Source code of charts
--- Start ---

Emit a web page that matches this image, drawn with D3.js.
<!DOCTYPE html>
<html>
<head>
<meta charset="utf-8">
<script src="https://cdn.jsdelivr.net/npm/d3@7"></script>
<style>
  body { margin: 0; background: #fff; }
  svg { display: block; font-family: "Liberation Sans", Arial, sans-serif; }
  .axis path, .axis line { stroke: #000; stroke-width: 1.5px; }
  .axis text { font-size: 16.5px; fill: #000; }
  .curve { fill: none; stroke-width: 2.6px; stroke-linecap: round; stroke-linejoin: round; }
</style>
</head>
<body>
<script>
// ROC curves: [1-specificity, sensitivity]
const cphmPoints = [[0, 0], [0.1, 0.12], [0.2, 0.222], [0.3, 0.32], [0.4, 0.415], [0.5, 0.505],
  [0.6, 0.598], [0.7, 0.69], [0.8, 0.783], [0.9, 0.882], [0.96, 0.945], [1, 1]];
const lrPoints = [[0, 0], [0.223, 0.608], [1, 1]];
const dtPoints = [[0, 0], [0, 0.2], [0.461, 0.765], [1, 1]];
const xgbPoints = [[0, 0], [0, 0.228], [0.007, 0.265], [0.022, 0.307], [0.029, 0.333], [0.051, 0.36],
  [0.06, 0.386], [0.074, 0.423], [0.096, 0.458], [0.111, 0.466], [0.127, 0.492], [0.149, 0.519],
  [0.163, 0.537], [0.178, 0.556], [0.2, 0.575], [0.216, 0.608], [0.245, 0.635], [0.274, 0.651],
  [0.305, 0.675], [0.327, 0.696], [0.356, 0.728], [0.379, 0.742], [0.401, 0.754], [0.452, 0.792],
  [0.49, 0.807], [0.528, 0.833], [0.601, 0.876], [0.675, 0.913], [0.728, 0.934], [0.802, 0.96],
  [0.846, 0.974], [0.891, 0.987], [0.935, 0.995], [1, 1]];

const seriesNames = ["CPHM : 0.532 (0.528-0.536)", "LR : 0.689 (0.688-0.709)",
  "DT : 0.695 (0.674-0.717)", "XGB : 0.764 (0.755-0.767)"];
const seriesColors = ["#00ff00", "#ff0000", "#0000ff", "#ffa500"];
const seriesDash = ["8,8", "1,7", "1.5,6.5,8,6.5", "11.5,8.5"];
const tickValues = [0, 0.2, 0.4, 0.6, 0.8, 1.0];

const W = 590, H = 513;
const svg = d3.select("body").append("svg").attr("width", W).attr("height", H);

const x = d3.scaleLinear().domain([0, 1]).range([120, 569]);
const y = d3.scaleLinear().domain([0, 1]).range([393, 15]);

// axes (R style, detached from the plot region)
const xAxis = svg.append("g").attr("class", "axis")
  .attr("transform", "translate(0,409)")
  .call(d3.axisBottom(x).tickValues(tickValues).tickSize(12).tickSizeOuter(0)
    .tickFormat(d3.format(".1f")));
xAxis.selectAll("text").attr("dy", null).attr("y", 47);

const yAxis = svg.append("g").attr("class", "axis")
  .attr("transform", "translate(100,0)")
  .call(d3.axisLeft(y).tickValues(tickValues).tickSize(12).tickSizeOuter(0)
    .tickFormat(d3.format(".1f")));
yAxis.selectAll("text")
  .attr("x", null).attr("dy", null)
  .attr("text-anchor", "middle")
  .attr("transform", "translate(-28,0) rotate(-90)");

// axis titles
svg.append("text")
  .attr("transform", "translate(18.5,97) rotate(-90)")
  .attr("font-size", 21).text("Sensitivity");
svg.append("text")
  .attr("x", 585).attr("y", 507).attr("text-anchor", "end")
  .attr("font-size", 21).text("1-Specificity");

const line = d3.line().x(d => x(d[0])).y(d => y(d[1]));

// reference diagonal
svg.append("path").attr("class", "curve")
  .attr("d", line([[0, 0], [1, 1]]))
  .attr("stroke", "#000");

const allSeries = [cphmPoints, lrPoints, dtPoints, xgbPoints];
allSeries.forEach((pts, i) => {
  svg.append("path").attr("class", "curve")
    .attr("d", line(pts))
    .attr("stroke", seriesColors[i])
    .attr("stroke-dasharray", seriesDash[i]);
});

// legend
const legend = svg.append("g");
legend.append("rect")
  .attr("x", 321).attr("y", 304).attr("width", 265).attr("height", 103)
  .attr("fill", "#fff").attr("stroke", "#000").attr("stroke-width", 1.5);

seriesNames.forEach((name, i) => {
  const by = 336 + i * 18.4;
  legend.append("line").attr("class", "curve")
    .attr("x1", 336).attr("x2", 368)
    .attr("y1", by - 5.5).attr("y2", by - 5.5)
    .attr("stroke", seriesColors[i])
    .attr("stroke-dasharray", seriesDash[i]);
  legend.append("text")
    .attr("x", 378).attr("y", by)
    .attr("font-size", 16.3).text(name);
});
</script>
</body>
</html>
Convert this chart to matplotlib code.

--- End ---

* STATED PROBLEM
Show the data once more, exactly as it was written.

* TASK RESPONSE
Emit a web page that matches this image, drawn with D3.js.
<!DOCTYPE html>
<html>
<head>
<meta charset="utf-8">
<script src="https://cdn.jsdelivr.net/npm/d3@7"></script>
<style>
  body { margin: 0; background: #fff; }
  svg { display: block; font-family: "Liberation Sans", Arial, sans-serif; }
  .axis path, .axis line { stroke: #000; stroke-width: 1.5px; }
  .axis text { font-size: 16.5px; fill: #000; }
  .curve { fill: none; stroke-width: 2.6px; stroke-linecap: round; stroke-linejoin: round; }
</style>
</head>
<body>
<script>
// ROC curves: [1-specificity, sensitivity]
const cphmPoints = [[0, 0], [0.1, 0.12], [0.2, 0.222], [0.3, 0.32], [0.4, 0.415], [0.5, 0.505],
  [0.6, 0.598], [0.7, 0.69], [0.8, 0.783], [0.9, 0.882], [0.96, 0.945], [1, 1]];
const lrPoints = [[0, 0], [0.223, 0.608], [1, 1]];
const dtPoints = [[0, 0], [0, 0.2], [0.461, 0.765], [1, 1]];
const xgbPoints = [[0, 0], [0, 0.228], [0.007, 0.265], [0.022, 0.307], [0.029, 0.333], [0.051, 0.36],
  [0.06, 0.386], [0.074, 0.423], [0.096, 0.458], [0.111, 0.466], [0.127, 0.492], [0.149, 0.519],
  [0.163, 0.537], [0.178, 0.556], [0.2, 0.575], [0.216, 0.608], [0.245, 0.635], [0.274, 0.651],
  [0.305, 0.675], [0.327, 0.696], [0.356, 0.728], [0.379, 0.742], [0.401, 0.754], [0.452, 0.792],
  [0.49, 0.807], [0.528, 0.833], [0.601, 0.876], [0.675, 0.913], [0.728, 0.934], [0.802, 0.96],
  [0.846, 0.974], [0.891, 0.987], [0.935, 0.995], [1, 1]];

const seriesNames = ["CPHM : 0.532 (0.528-0.536)", "LR : 0.689 (0.688-0.709)",
  "DT : 0.695 (0.674-0.717)", "XGB : 0.764 (0.755-0.767)"];
const seriesColors = ["#00ff00", "#ff0000", "#0000ff", "#ffa500"];
const seriesDash = ["8,8", "1,7", "1.5,6.5,8,6.5", "11.5,8.5"];
const tickValues = [0, 0.2, 0.4, 0.6, 0.8, 1.0];

const W = 590, H = 513;
const svg = d3.select("body").append("svg").attr("width", W).attr("height", H);

const x = d3.scaleLinear().domain([0, 1]).range([120, 569]);
const y = d3.scaleLinear().domain([0, 1]).range([393, 15]);

// axes (R style, detached from the plot region)
const xAxis = svg.append("g").attr("class", "axis")
  .attr("transform", "translate(0,409)")
  .call(d3.axisBottom(x).tickValues(tickValues).tickSize(12).tickSizeOuter(0)
    .tickFormat(d3.format(".1f")));
xAxis.selectAll("text").attr("dy", null).attr("y", 47);

const yAxis = svg.append("g").attr("class", "axis")
  .attr("transform", "translate(100,0)")
  .call(d3.axisLeft(y).tickValues(tickValues).tickSize(12).tickSizeOuter(0)
    .tickFormat(d3.format(".1f")));
yAxis.selectAll("text")
  .attr("x", null).attr("dy", null)
  .attr("text-anchor", "middle")
  .attr("transform", "translate(-28,0) rotate(-90)");

// axis titles
svg.append("text")
  .attr("transform", "translate(18.5,97) rotate(-90)")
  .attr("font-size", 21).text("Sensitivity");
svg.append("text")
  .attr("x", 585).attr("y", 507).attr("text-anchor", "end")
  .attr("font-size", 21).text("1-Specificity");

const line = d3.line().x(d => x(d[0])).y(d => y(d[1]));

// reference diagonal
svg.append("path").attr("class", "curve")
  .attr("d", line([[0, 0], [1, 1]]))
  .attr("stroke", "#000");

const allSeries = [cphmPoints, lrPoints, dtPoints, xgbPoints];
allSeries.forEach((pts, i) => {
  svg.append("path").attr("class", "curve")
    .attr("d", line(pts))
    .attr("stroke", seriesColors[i])
    .attr("stroke-dasharray", seriesDash[i]);
});

// legend
const legend = svg.append("g");
legend.append("rect")
  .attr("x", 321).attr("y", 304).attr("width", 265).attr("height", 103)
  .attr("fill", "#fff").attr("stroke", "#000").attr("stroke-width", 1.5);

seriesNames.forEach((name, i) => {
  const by = 336 + i * 18.4;
  legend.append("line").attr("class", "curve")
    .attr("x1", 336).attr("x2", 368)
    .attr("y1", by - 5.5).attr("y2", by - 5.5)
    .attr("stroke", seriesColors[i])
    .attr("stroke-dasharray", seriesDash[i]);
  legend.append("text")
    .attr("x", 378).attr("y", by)
    .attr("font-size", 16.3).text(name);
});
</script>
</body>
</html>
Convert this chart to matplotlib code.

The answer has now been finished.